JOB: Write out again exactly the lines from the one containing "Output the web" through the one containing "14, 16, 17];", both included, and omit the pictures.

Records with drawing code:
--- Begin ---
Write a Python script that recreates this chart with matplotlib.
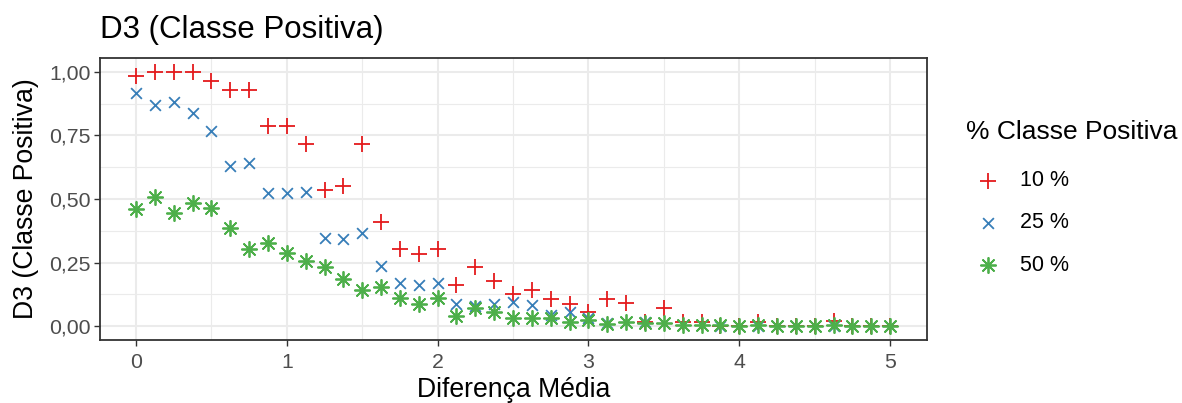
import matplotlib.pyplot as plt
import numpy as np
from matplotlib.ticker import MultipleLocator, FuncFormatter

plt.rcParams['font.family'] = ['Liberation Sans', 'DejaVu Sans']

# diferença média (x) e D3 para cada % de classe positiva
dif_media = np.arange(41) * 0.125

d3_10 = [0.984, 1.0, 1.0, 1.0, 0.965, 0.93, 0.93, 0.787, 0.787, 0.716,
         0.537, 0.552, 0.716, 0.41, 0.303, 0.283, 0.303, 0.161, 0.232, 0.177,
         0.126, 0.142, 0.106, 0.088, 0.055, 0.106, 0.09, 0.017, 0.07, 0.017,
         0.017, 0.0, 0.0, 0.017, 0.0, 0.0, 0.0, 0.02, 0.0, 0.0, 0.0]
d3_25 = [0.918, 0.87, 0.88, 0.84, 0.768, 0.63, 0.64, 0.522, 0.522, 0.529,
         0.345, 0.341, 0.365, 0.237, 0.17, 0.161, 0.17, 0.088, 0.08, 0.088,
         0.096, 0.083, 0.043, 0.054, 0.031, 0.012, 0.017, 0.017, 0.01, 0.004,
         0.004, 0.002, 0.001, 0.002, 0.001, 0.001, 0.001, 0.002, 0.0, 0.0, 0.0]
d3_50 = [0.461, 0.509, 0.443, 0.483, 0.463, 0.385, 0.303, 0.328, 0.289, 0.257,
         0.231, 0.184, 0.142, 0.155, 0.111, 0.085, 0.109, 0.039, 0.07, 0.054,
         0.03, 0.03, 0.03, 0.015, 0.024, 0.008, 0.015, 0.01, 0.01, 0.006,
         0.005, 0.003, 0.002, 0.003, 0.002, 0.001, 0.001, 0.003, 0.001, 0.0, 0.0]

labels = ['10 %', '25 %', '50 %']
cores = ['#E41A1C', '#377EB8', '#4DAF4A']

fig = plt.figure(figsize=(11.82, 4.03), dpi=100)
ax = fig.add_axes([100 / 1182, 1 - 340 / 403, 827 / 1182, 282 / 403])

h1 = ax.scatter(dif_media, d3_10, marker='+', s=125, c=cores[0], linewidths=1.3, label=labels[0], zorder=3)
h2 = ax.scatter(dif_media, d3_25, marker='x', s=60, c=cores[1], linewidths=1.3, label=labels[1], zorder=3)
h3 = ax.scatter(dif_media, d3_50, marker=(8, 2, 0), s=120, c=cores[2], linewidths=1.3, label=labels[2], zorder=3)

ax.set_xlim(-0.239, 5.245)
ax.set_ylim(-0.055, 1.055)
ax.xaxis.set_major_locator(MultipleLocator(1))
ax.xaxis.set_minor_locator(MultipleLocator(0.5))
ax.yaxis.set_major_locator(MultipleLocator(0.25))
ax.yaxis.set_minor_locator(MultipleLocator(0.125))
ax.yaxis.set_major_formatter(FuncFormatter(lambda v, p: f'{v:.2f}'.replace('.', ',')))
ax.grid(which='major', color='#EBEBEB', linewidth=1.5)
ax.grid(which='minor', color='#EBEBEB', linewidth=0.8)
ax.set_axisbelow(True)
ax.tick_params(which='minor', length=0)
ax.tick_params(which='major', length=4, width=1, color='#333333',
               labelcolor='#4D4D4D', labelsize=15.3, pad=3)
ax.tick_params(axis='x', pad=5)
for s in ax.spines.values():
    s.set_color('#333333')
    s.set_linewidth(1.3)

ax.set_xlabel('Diferença Média', fontsize=19.2, labelpad=4)
ax.set_ylabel('D3 (Classe Positiva)', fontsize=19.2, labelpad=7)
fig.text(100 / 1182, 1 - 30 / 403, 'D3 (Classe Positiva)', fontsize=22.5, va='center', ha='left')

leg = ax.legend(handles=[h1, h2, h3], title='% Classe Positiva', loc='upper left',
                bbox_to_anchor=(966 / 1182, 1 - 120 / 403), bbox_transform=fig.transFigure,
                frameon=False, fontsize=15.5, title_fontsize=19,
                labelspacing=0.98, handlelength=2.0, handletextpad=0.5, borderaxespad=0,
                borderpad=0)
leg._legend_box.align = 'left'
leg._legend_box.sep = 19

fig.savefig('out.png', dpi=100)
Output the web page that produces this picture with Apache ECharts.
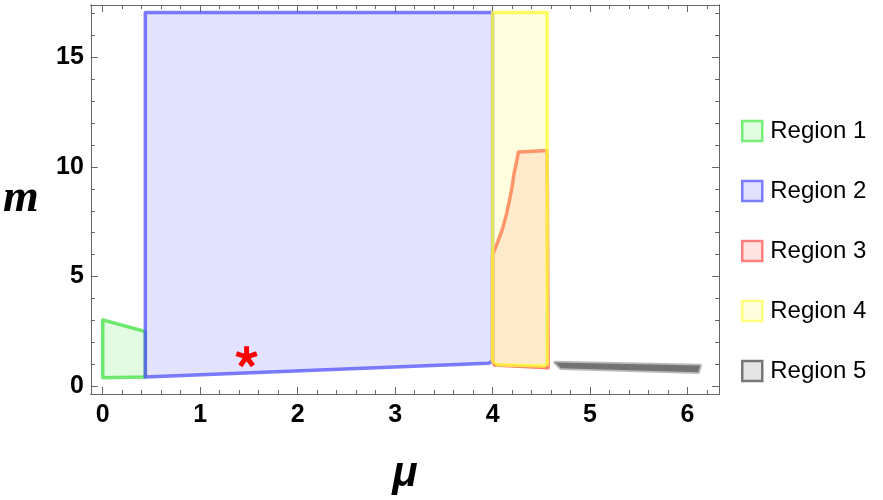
<!DOCTYPE html>
<html>
<head>
<meta charset="utf-8">
<script src="https://cdn.jsdelivr.net/npm/echarts@6/dist/echarts.min.js"></script>
<style>
  html, body { margin: 0; padding: 0; background: #fff; }
  #main { width: 883px; height: 500px; }
</style>
</head>
<body>
<div id="main"></div>
<script>
// region outlines, [mu, m]
const region1 = [[0, 0.39], [0, 3.03], [0.437, 2.5], [0.437, 0.42]];
const region2 = [[0.437, 0.42], [0.437, 17.03], [4.0, 17.03], [4.0, 1.16], [3.96, 1.05]];
const region3 = [[4.0, 1.15], [4.0, 6.0], [4.05, 6.55], [4.10, 7.15], [4.14, 7.8], [4.17, 8.4],
  [4.2, 9.1], [4.22, 9.7], [4.245, 10.2], [4.265, 10.68], [4.56, 10.75], [4.57, 0.85], [4.02, 0.97]];
const region4 = [[4.0, 1.15], [4.0, 17.03], [4.56, 17.03], [4.56, 1.0], [4.53, 0.93], [4.05, 0.98]];
const region5 = [[4.64, 1.09], [6.13, 0.95], [6.11, 0.64], [4.70, 0.82]];
const starPoint = [[1.476, 1.35]];

const regionNames = ["Region 1", "Region 2", "Region 3", "Region 4", "Region 5"];

// ticks
const xMajor = [0, 1, 2, 3, 4, 5, 6];
const xMinor = [0.2, 0.4, 0.6, 0.8, 1.2, 1.4, 1.6, 1.8, 2.2, 2.4, 2.6, 2.8, 3.2, 3.4, 3.6, 3.8,
  4.2, 4.4, 4.6, 4.8, 5.2, 5.4, 5.6, 5.8, 6.2];
const yMajor = [0, 5, 10, 15];
const yMinor = [1, 2, 3, 4, 6, 7, 8, 9, 11, 12, 13, 14, 16, 17];

const styles = [
  { fill: "rgba(60,230,60,0.15)", stroke: "rgba(60,225,60,0.72)", icon: "#e2fde2", edge: "#77ee77" },
  { fill: "rgba(90,90,255,0.17)", stroke: "rgba(80,80,255,0.75)", icon: "#e2e2ff", edge: "#7b7bff" },
  { fill: "rgba(255,90,90,0.15)", stroke: "rgba(255,90,70,0.78)", icon: "#ffe2e2", edge: "#ff7f7f" },
  { fill: "rgba(255,255,100,0.2)", stroke: "rgba(255,255,60,0.78)", icon: "#ffffe0", edge: "#ffff80" },
  { fill: "rgba(95,95,95,0.88)", stroke: "rgba(120,120,120,0.5)", icon: "#e5e5e5", edge: "#777777" },
];

// five-spoke asterisk for the marker
function starPath() {
  let d = "";
  const r = 10, w = 2.3;
  for (let k = 0; k < 5; k++) {
    const a = (-90 + 72 * k) * Math.PI / 180;
    const dx = Math.cos(a), dy = Math.sin(a), px = -dy, py = dx;
    const p = [
      [w * px, w * py],
      [r * dx + w * px, r * dy + w * py],
      [r * dx - w * px, r * dy - w * py],
      [-w * px, -w * py],
    ];
    d += "M" + p.map(q => (q[0] + 12).toFixed(2) + " " + (q[1] + 12).toFixed(2)).join("L") + "Z";
  }
  return "path://" + d;
}

function polySeries(name, pts, st) {
  return {
    name: name,
    type: "custom",
    data: pts,
    silent: true,
    renderItem: function (params, api) {
      if (params.context.rendered) return;
      params.context.rendered = true;
      return {
        type: "polygon",
        shape: { points: pts.map(p => api.coord(p)) },
        style: { fill: st.fill, stroke: st.stroke, lineWidth: 3.5, lineJoin: "round" },
      };
    },
  };
}

const frameColor = "#666";
const tickFont = { fontSize: 25, fontWeight: "bold", color: "#000", fontFamily: "Liberation Sans" };

function xAx(pos, ticks, len, labels) {
  return {
    type: "value", min: -0.1226, max: 6.323, position: pos,
    axisLine: { show: true, onZero: false, lineStyle: { color: frameColor, width: 1 } },
    axisTick: { show: true, inside: true, length: len, customValues: ticks, lineStyle: { color: frameColor } },
    axisLabel: labels ? Object.assign({ customValues: ticks, margin: 9 }, tickFont) : { show: false },
    splitLine: { show: false },
  };
}
function yAx(pos, ticks, len, labels) {
  return {
    type: "value", min: -0.35, max: 17.377, position: pos,
    axisLine: { show: true, onZero: false, lineStyle: { color: frameColor, width: 1 } },
    axisTick: { show: true, inside: true, length: len, customValues: ticks, lineStyle: { color: frameColor } },
    axisLabel: labels ? Object.assign({ customValues: ticks, margin: 7 }, tickFont) : { show: false },
    splitLine: { show: false },
  };
}

const xAxes = [xAx("bottom", xMajor, 7, true), xAx("bottom", xMinor, 4, false),
  xAx("top", xMajor, 7, false), xAx("top", xMinor, 4, false)];
Object.assign(xAxes[0], {
  name: "μ", nameLocation: "middle", nameGap: 59,
  nameTextStyle: { fontSize: 42, fontWeight: "bold", fontStyle: "italic", color: "#000", fontFamily: "Liberation Sans" },
});
const yAxes = [yAx("left", yMajor, 7, true), yAx("left", yMinor, 4, false),
  yAx("right", yMajor, 7, false), yAx("right", yMinor, 4, false)];
Object.assign(yAxes[0], {
  name: "m", nameLocation: "middle", nameGap: 52, nameRotate: 0,
  nameTextStyle: { fontSize: 46, fontWeight: "bold", fontStyle: "italic", color: "#000", fontFamily: "Liberation Serif" },
});

const regions = [region1, region2, region3, region4, region5];
const series = regions.map((pts, i) => polySeries(regionNames[i], pts, styles[i]));
series.push({
  type: "scatter",
  data: starPoint,
  symbol: starPath(),
  symbolSize: [22, 21],
  itemStyle: { color: "#ff0000", opacity: 1 },
  silent: true,
  z: 10,
});

const myChart = echarts.init(document.getElementById("main"), null, { renderer: "canvas" });
myChart.setOption({
  animation: false,
  backgroundColor: "#fff",
  grid: { left: 88, top: 5, width: 631, height: 390, containLabel: false },
  xAxis: xAxes,
  yAxis: yAxes,
  legend: {
    orient: "vertical",
    left: 741,
    top: 119,
    padding: 0,
    itemWidth: 20,
    itemHeight: 20,
    itemGap: 36,
    icon: "rect",
    selectedMode: false,
    textStyle: { fontSize: 24, color: "#000", fontFamily: "Liberation Sans", padding: [0, 0, 0, 3] },
    data: regionNames.map((n, i) => ({
      name: n,
      itemStyle: { color: styles[i].icon, borderColor: styles[i].edge, borderWidth: 2.5 },
    })),
  },
  series: series,
});
</script>
</body>
</html>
--- End ---
SOLUTION TO THIS TASK:
Output the web page that produces this picture with Apache ECharts.
<!DOCTYPE html>
<html>
<head>
<meta charset="utf-8">
<script src="https://cdn.jsdelivr.net/npm/echarts@6/dist/echarts.min.js"></script>
<style>
  html, body { margin: 0; padding: 0; background: #fff; }
  #main { width: 883px; height: 500px; }
</style>
</head>
<body>
<div id="main"></div>
<script>
// region outlines, [mu, m]
const region1 = [[0, 0.39], [0, 3.03], [0.437, 2.5], [0.437, 0.42]];
const region2 = [[0.437, 0.42], [0.437, 17.03], [4.0, 17.03], [4.0, 1.16], [3.96, 1.05]];
const region3 = [[4.0, 1.15], [4.0, 6.0], [4.05, 6.55], [4.10, 7.15], [4.14, 7.8], [4.17, 8.4],
  [4.2, 9.1], [4.22, 9.7], [4.245, 10.2], [4.265, 10.68], [4.56, 10.75], [4.57, 0.85], [4.02, 0.97]];
const region4 = [[4.0, 1.15], [4.0, 17.03], [4.56, 17.03], [4.56, 1.0], [4.53, 0.93], [4.05, 0.98]];
const region5 = [[4.64, 1.09], [6.13, 0.95], [6.11, 0.64], [4.70, 0.82]];
const starPoint = [[1.476, 1.35]];

const regionNames = ["Region 1", "Region 2", "Region 3", "Region 4", "Region 5"];

// ticks
const xMajor = [0, 1, 2, 3, 4, 5, 6];
const xMinor = [0.2, 0.4, 0.6, 0.8, 1.2, 1.4, 1.6, 1.8, 2.2, 2.4, 2.6, 2.8, 3.2, 3.4, 3.6, 3.8,
  4.2, 4.4, 4.6, 4.8, 5.2, 5.4, 5.6, 5.8, 6.2];
const yMajor = [0, 5, 10, 15];
const yMinor = [1, 2, 3, 4, 6, 7, 8, 9, 11, 12, 13, 14, 16, 17];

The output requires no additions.